‘Ask the Dog Guy’ is actually me, John Wade. I have been helping dog owners help their dogs with a wide range of problems for over 20 years. Every breed, every problem that you can think of; puppy basics, anxiety, aggression, house training, and more. As you’ll read below I have a very realistic outlook when it comes to dogs and dog owners.
I’ve written several ebooks for dog owners and dog professionals alike. The best seller is a practical guide for dog owners: “The Beautiful Balance – Dog Training with Nature’s Template”
I also get to travel quite a bit to teach at conferences for dog trainers, the veterinary profession and other similar venues. I train municipal law enforcement officers about safety around dogs on the job and helped put a similar program in place for letter carriers across the country.
Quite a few years ago I began writing a practical pet column advice for the local newspaper since then it was picked up for syndication and is now in newspapers with a combined circulation of 6 million.
One thing that I’ve done that I’m pretty happy about is turning an idea I had many years ago into a reality and that’s an elegantly simple dog-friendly, dog training collar (Power Steering for Your Dog) that makes it way easier for dog owners to keep their arms in their sockets while training their dogs. It stays in place up high, under the jaw and behind the ears where a collar has the most affect. There’s no fiddling. and really works.
To really succeed in this line of work you of course have to understand and like dogs but that’s not enough. You also have to love dog owners and understand what their lives are really like, which brings me to my philosophy.
Sometimes dog trainers are prone to forgetting that the average dog owner’s life does not revolve around their dog in the same way it does for dog trainers. Priorities are different and like it or not there is only so much of the average dog owner left owner at the end of the day and while the dog is going to get some of that there’s stiff competition with activities with the kids, yard work, house keeping and maybe even a little “me” time.
Another area of “disconnect” is that in some parts of the dog training world dog trainers believe in “all positive – all the time” or “ignore all bad behavior and reward the good behavior”. While I think anyone would agree that this would be a wonderful way for the world to work, dogs would have to be the only species on the planet that do not require the concept of discipline in their lives. While we have significant differences, dogs, wolves, apes and human beings for that matter, all occasionally have their behavior shaped by their parents and it’s not always all positive.
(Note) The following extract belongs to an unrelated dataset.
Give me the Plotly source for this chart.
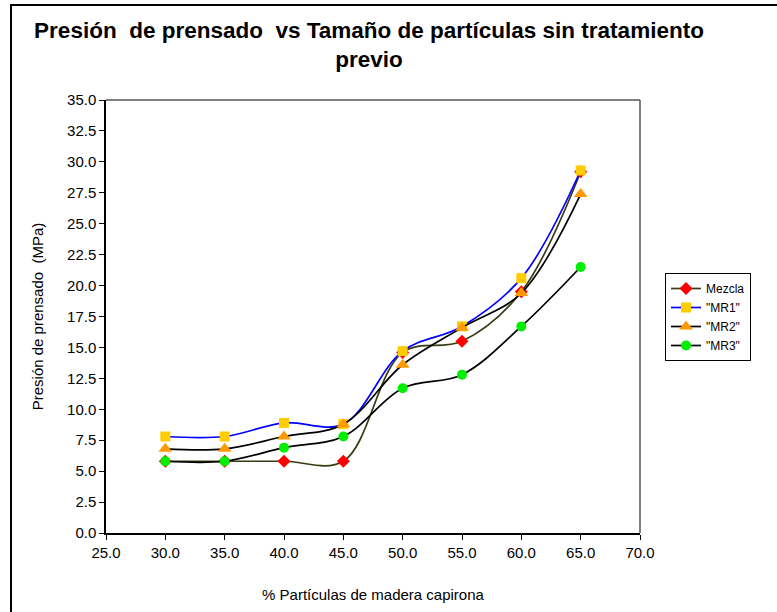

I think you’ll agree that every parent has hit that wall where all we have left is, “Because I said so.” It is part of nature’s template, and in truth in order to be humane; love and discipline must exist together.
Any extreme whether it is an “all-punishment” or an “all-positive” is going to have its consequences. The former at best might be an obedient dog but submissive and/or fearfully aggressive. The latter produces dogs unable to exert self-control in real world settings, impairing their ability to go places and do things that their owners would like to include them in. There must be ‘balance’.
A balanced dog trainer does not confuse discipline with abuse and uses encouragement far more frequently then discipline. That one word – ‘balance’ is the key to equipping a dog with the skills required for them to lead the best life possible.
Truly humane training is balanced training and what ‘Ask the Dog Guy’ strives to provide.